Nos pasamos el día sacándonos fotos, sacando fotos a lo que nos rodea: unos pies, unas piedras, un semáforo, una acera con un charco, lo que comemos, lo que bebemos, a nuestros hijos, sobrinos, selfies, fotos dentro de otras fotos… bah… de todo…
Pienso en las fotos de mi infancia, primero en blanco y negro, luego en color. Un álbum familiar (para las fotos de cuatro, con sus vacaciones, sus excursiones…). Claro que entonces el temita de la fotografía era una afición cara… primero las cámaras… el flash iba aparte, una cosa que se incrustaba en la cámara (luego se integró… era como magia…), había que comprar carretes (de 12, 24 o 48 fotos) y, dependía de qué tipo de fotos fueras a hacer, había que comprarlos de uno u otro tipo, que no era lo mismo hacer fotos en interior que en exterior y esas cosas…
Luego venía el revelado. La constatación de que, como fotógrafo, no ibas a llegar muy lejos… Un buen número de fotos al guano (movidas, mal enfocadas, mal encuadradas…). Por el revelado te cobraban doble: por el hecho de revelar en sí, y por foto…
Ahora la cosa es distinta. Bien distinta. Ahora tienes cámara hasta en el espejo del cuarto de baño, si te equivocas en algún punto, ahí está photoshop o cualquier otra aplicación para retocar, recortar… corregir… no hay problema…
Pero, ¿es por esto por lo que nos sacamos tantas fotos? ¿Porque es gratis? ¿O es algo más profundo?
Ayer pregunté en Facebook y, con respuestas variadas, tenemos dos mayorías: una apunta al ego y la otra, como digo, a la gratuidad…

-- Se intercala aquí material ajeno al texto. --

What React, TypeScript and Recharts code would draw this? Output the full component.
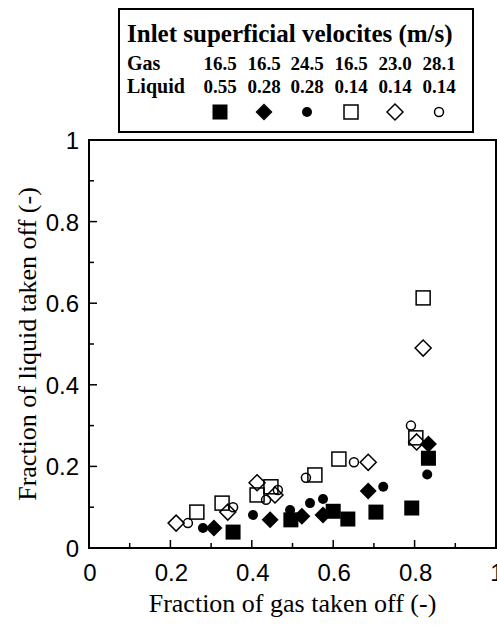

Yo creo que es porque queremos conservar los momentos que vivimos y que no se nos escapen. Nos fiamos poco de nuestra memoria, cada vez menos. Las fotos son testigos silenciosos de nuestra vida. Las fotos nos evocan las cosas que nos pasan y no queremos olvidar. Vemos una foto y, automáticamente, evocamos ese instante capturado: hasta podemos olerlo, sentirlo… Con una foto, ese juego de sensaciones es más sencillo, ¿no?